Kaplan Stiesch an Josef Rick, 4. August 1942
Rudolf Stiesch Köln Bickendorf Schlehdornweg
4 August 1942
Lieber Herr Rick!
Immer schon wollte ich Ihnen einen Grusz zusenden, nachdem ich Ihre hübsche und besinn-liche Plauderei „Die Kompagnie wartet“ in der Zeitung gelesen hatte, aber immer kam mir etwas dazwischen. Inzwischen hat sich das Bild der Pfarrjugend hier auch wieder tüchtig geändert: Hans Werres ist zu den Funkern nach Münster eingezogen, Willi Krautz zur Infan-terie nach Detmold. – Augenblicklich habe ich hier begonnen den Jungen ein Lebensbild des hl Paulus zu geben. Der Anfang ist wohl geglückt, und ich hoffe, dasz es gelingt, das Inte-resse lebendig zu erhalten. Manchen Menschen ist ja ein eigenes Pneuma der Schrifter-schlieszung gegeben. Von Pfarrer Könn wird es ja allgemein gesagt. Ich selbst habe es in Bonn
erlebt im Seminar von Prof Vogels. Er wuszte a[uch] das unscheinbarste Wort bedeutungsvoll zu machen, überall die Goldader zu finden.

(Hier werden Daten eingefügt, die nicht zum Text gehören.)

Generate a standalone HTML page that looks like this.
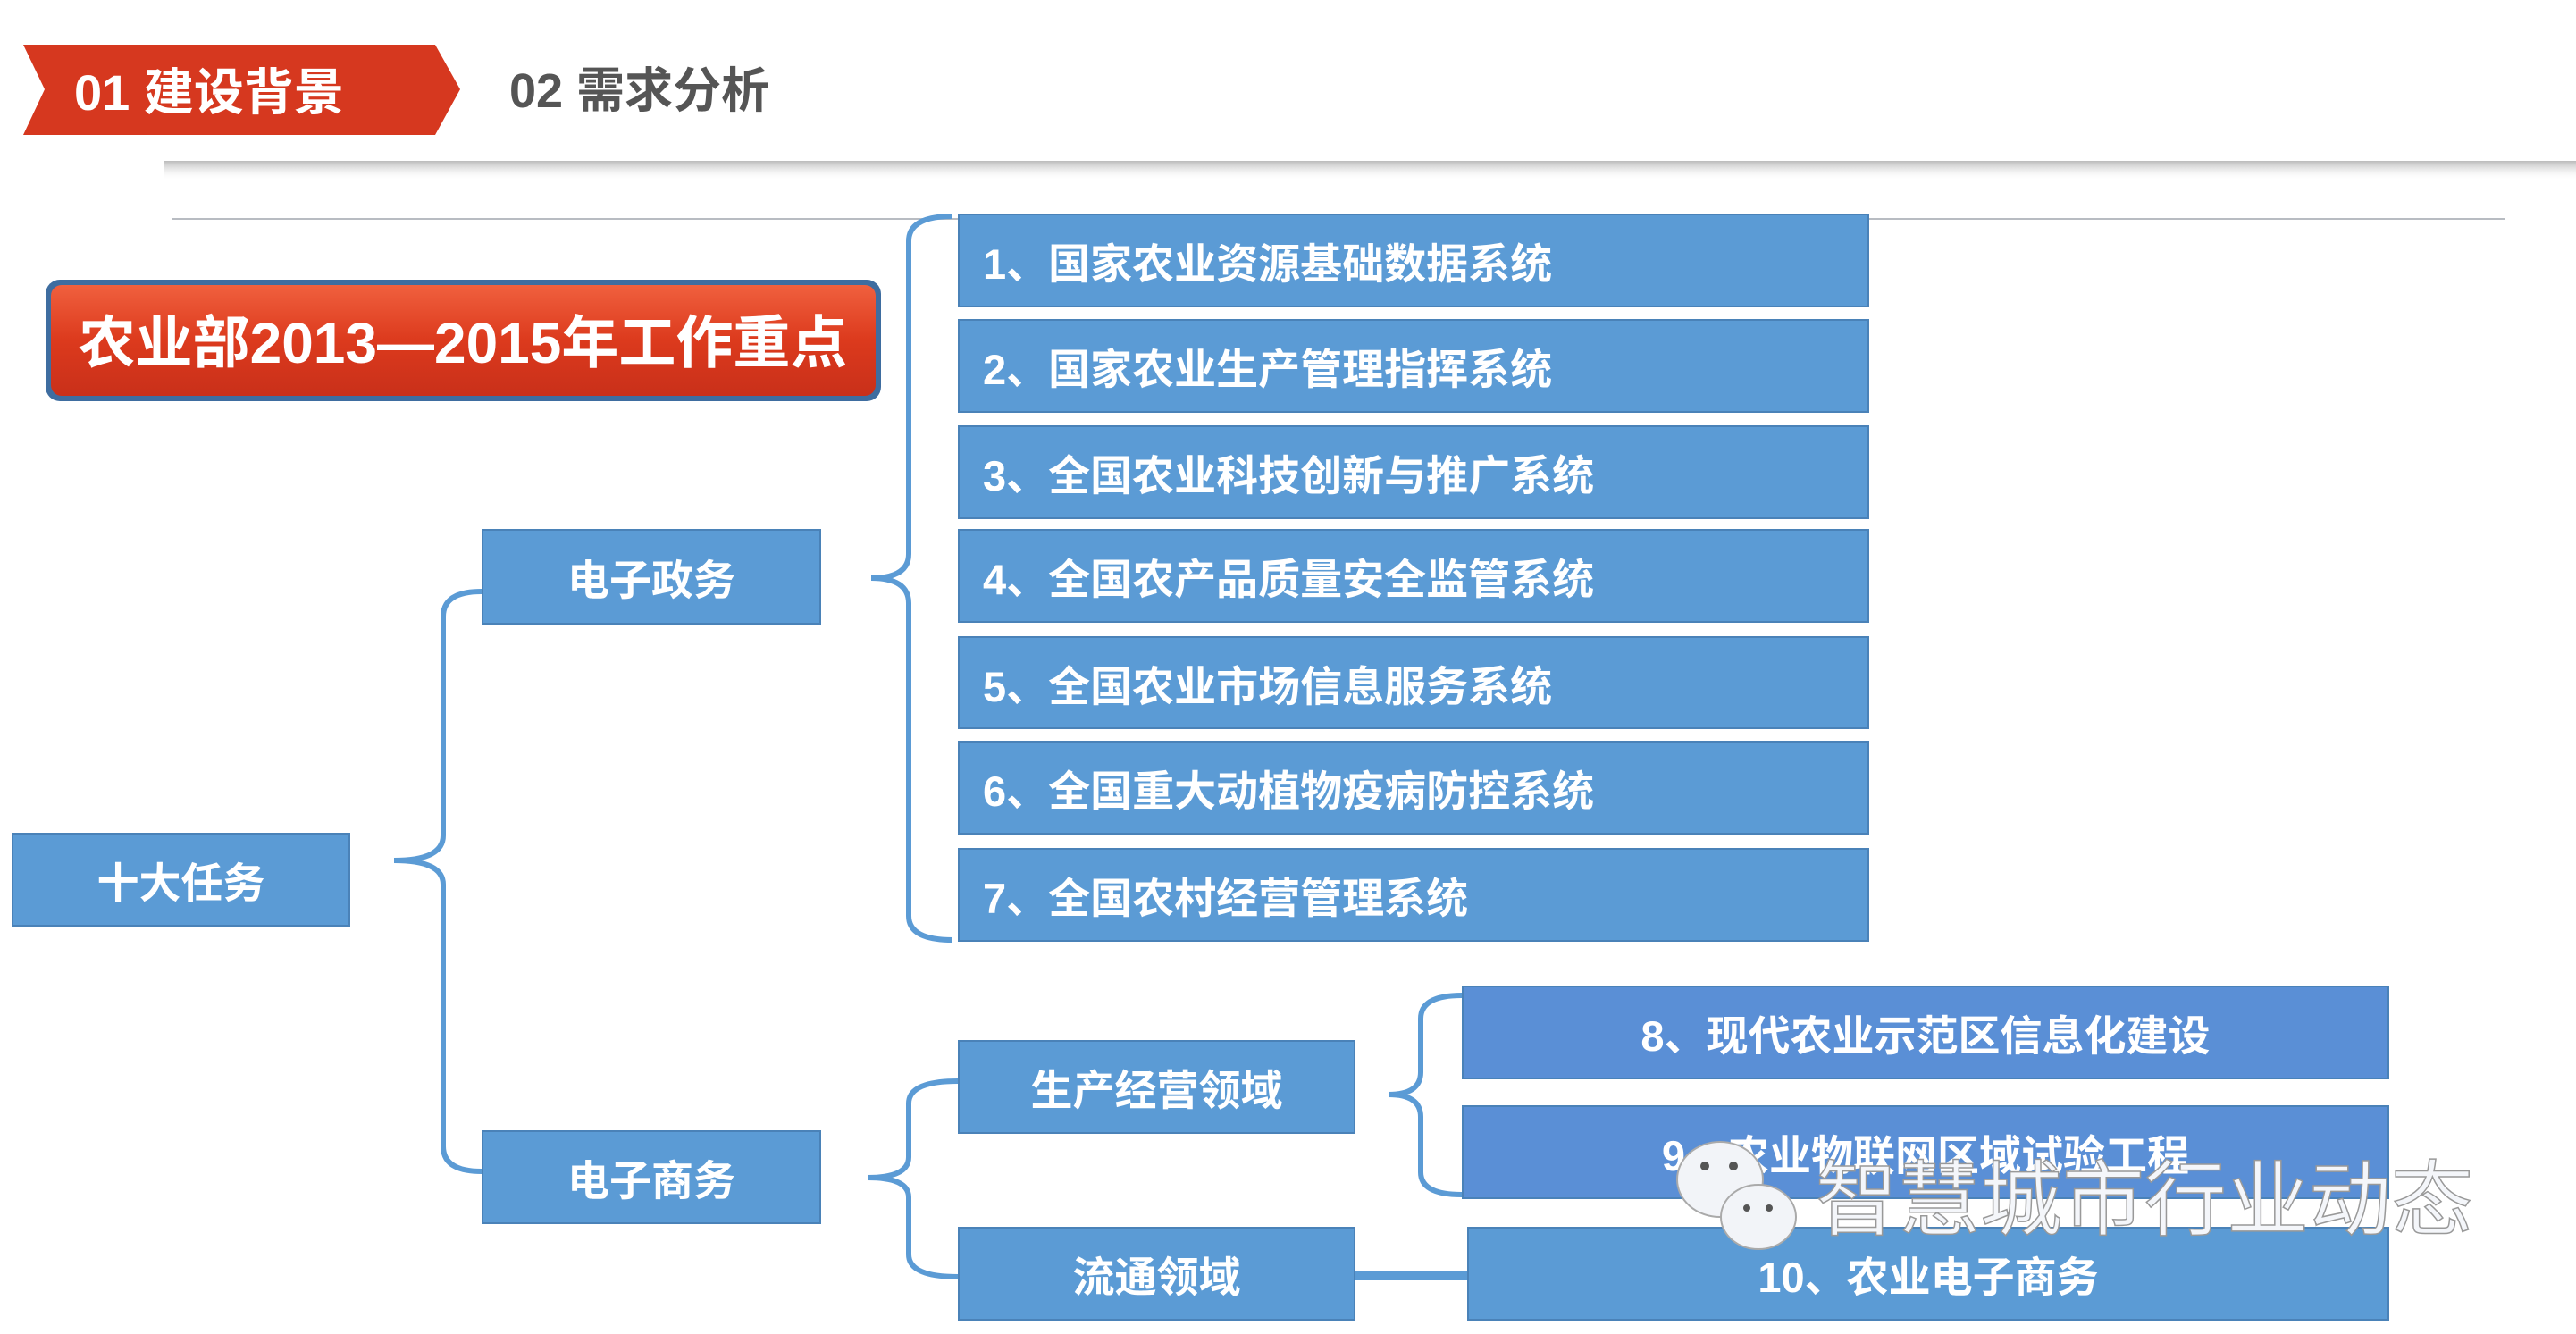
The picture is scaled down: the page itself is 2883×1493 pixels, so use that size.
<!DOCTYPE html>
<html><head><meta charset="utf-8"><style>
html,body{margin:0;padding:0;background:#fff;}
body{width:2883px;height:1493px;position:relative;overflow:hidden;font-family:"Liberation Sans","Noto Sans CJK SC",sans-serif;}
.b{position:absolute;background:#5b9bd5;border:2px solid #4a82b8;box-sizing:border-box;color:#fff;font-weight:bold;font-size:47px;display:flex;align-items:center;}
.c{justify-content:center;}
.l{padding-left:26px;}
</style></head><body>
<svg width="2883" height="1493" style="position:absolute;left:0;top:0">
<defs>
<linearGradient id="sh" x1="0" y1="0" x2="0" y2="1"><stop offset="0" stop-color="#bbb"/><stop offset="1" stop-color="#fff" stop-opacity="0"/></linearGradient>
<linearGradient id="rg" x1="0" y1="0" x2="0" y2="1"><stop offset="0" stop-color="#f0603e"/><stop offset="0.5" stop-color="#dc3a1d"/><stop offset="1" stop-color="#c9301a"/></linearGradient>
</defs>
<polygon points="26,50 487,50 515,100 487,151 26,151 50,100" fill="#d6381f"/>
<text x="83" y="123" font-size="56" font-weight="bold" fill="#fff" font-family="Liberation Sans,Noto Sans CJK SC,sans-serif">01  建设背景</text>
<text x="570" y="120" font-size="54" font-weight="bold" fill="#555" font-family="Liberation Sans,Noto Sans CJK SC,sans-serif">02 需求分析</text>
<rect x="184" y="180" width="2700" height="22" fill="url(#sh)"/>
<line x1="193" y1="245" x2="2804" y2="245" stroke="#b8bcc2" stroke-width="2"/>
<rect x="51" y="313" width="935" height="136" rx="16" fill="#3e6da0"/>
<rect x="57" y="319" width="923" height="124" rx="12" fill="url(#rg)"/>
<text x="518" y="406" text-anchor="middle" font-size="64" font-weight="bold" fill="#fff" font-family="Liberation Sans,Noto Sans CJK SC,sans-serif">农业部2013—2015年工作重点</text>
<g fill="none" stroke="#5b9bd5" stroke-width="6">
<path d="M1066,242 Q1017,242 1017,270 L1017,620 Q1017,647 975,647 Q1017,647 1017,675 L1017,1025 Q1017,1052 1066,1052"/>
<path d="M539,662 Q496,662 496,690 L496,935 Q496,963 441,963 Q496,963 496,990 L496,1283 Q496,1311 539,1311"/>
<path d="M1072,1210 Q1017,1210 1017,1235 L1017,1295 Q1017,1318 971,1318 Q1017,1318 1017,1340 L1017,1404 Q1017,1429 1072,1429"/>
<path d="M1636,1114 Q1590,1114 1590,1140 L1590,1200 Q1590,1225 1554,1225 Q1590,1225 1590,1250 L1590,1312 Q1590,1337 1636,1337"/>
</g>
<line x1="1517" y1="1428" x2="1642" y2="1428" stroke="#5b9bd5" stroke-width="10"/>
</svg>
<div class="b l" style="left:1072px;top:239px;width:1020px;height:105px">1、国家农业资源基础数据系统</div>
<div class="b l" style="left:1072px;top:357px;width:1020px;height:105px">2、国家农业生产管理指挥系统</div>
<div class="b l" style="left:1072px;top:476px;width:1020px;height:105px">3、全国农业科技创新与推广系统</div>
<div class="b l" style="left:1072px;top:592px;width:1020px;height:105px">4、全国农产品质量安全监管系统</div>
<div class="b l" style="left:1072px;top:712px;width:1020px;height:104px">5、全国农业市场信息服务系统</div>
<div class="b l" style="left:1072px;top:829px;width:1020px;height:105px">6、全国重大动植物疫病防控系统</div>
<div class="b l" style="left:1072px;top:949px;width:1020px;height:105px">7、全国农村经营管理系统</div>
<div class="b c" style="left:539px;top:592px;width:380px;height:107px">电子政务</div>
<div class="b c" style="left:13px;top:932px;width:379px;height:105px">十大任务</div>
<div class="b c" style="left:539px;top:1265px;width:380px;height:105px">电子商务</div>
<div class="b c" style="left:1072px;top:1164px;width:445px;height:105px">生产经营领域</div>
<div class="b c" style="left:1072px;top:1373px;width:445px;height:105px">流通领域</div>
<div class="b c" style="left:1636px;top:1103px;width:1038px;height:105px;background:#5a8fd6">8、现代农业示范区信息化建设</div>
<div class="b c" style="left:1636px;top:1237px;width:1038px;height:105px;background:#5a8fd6">9、农业物联网区域试验工程</div>
<div class="b c" style="left:1642px;top:1373px;width:1032px;height:105px">10、农业电子商务</div>
<svg width="2883" height="1493" style="position:absolute;left:0;top:0">
<g fill="#f2f4f8" stroke="#aaa" stroke-width="2">
<ellipse cx="1925" cy="1320" rx="48" ry="42"/>
<ellipse cx="1968" cy="1362" rx="42" ry="36"/>
</g>
<g fill="#555"><circle cx="1908" cy="1305" r="5"/><circle cx="1940" cy="1305" r="5"/><circle cx="1955" cy="1352" r="4"/><circle cx="1980" cy="1352" r="4"/></g>
<text x="2032" y="1375" font-size="92" fill="#f4f6fa" stroke="#999" stroke-width="1.5" font-family="Liberation Sans,Noto Sans CJK SC,sans-serif">智慧城市行业动态</text>
</svg>
</body></html>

Von Kaplan Fröhlich habe ich grade einen Band von der neuesten Auflage von Nadlers Literaturgeschichte entliehen. Wunderbar bebildert wie alle Werke des Propyläenverlages. Und sehr lehrreiche Untersuchungen, die den Rahmen der Literaturgeschichte manchmal sprengen. Karl May zB wird ausführlich behandelt, Rudolf Herzog mit keiner Zeile erwähnt.
Über das neueste aus der Pfarre sind Sie ja wohl informiert. Geistig sind Sie auf manchem Abend der Jungen zugegen, so vorige Woche, als Franz Karl Werner aus dem Siebengestirn vorlas.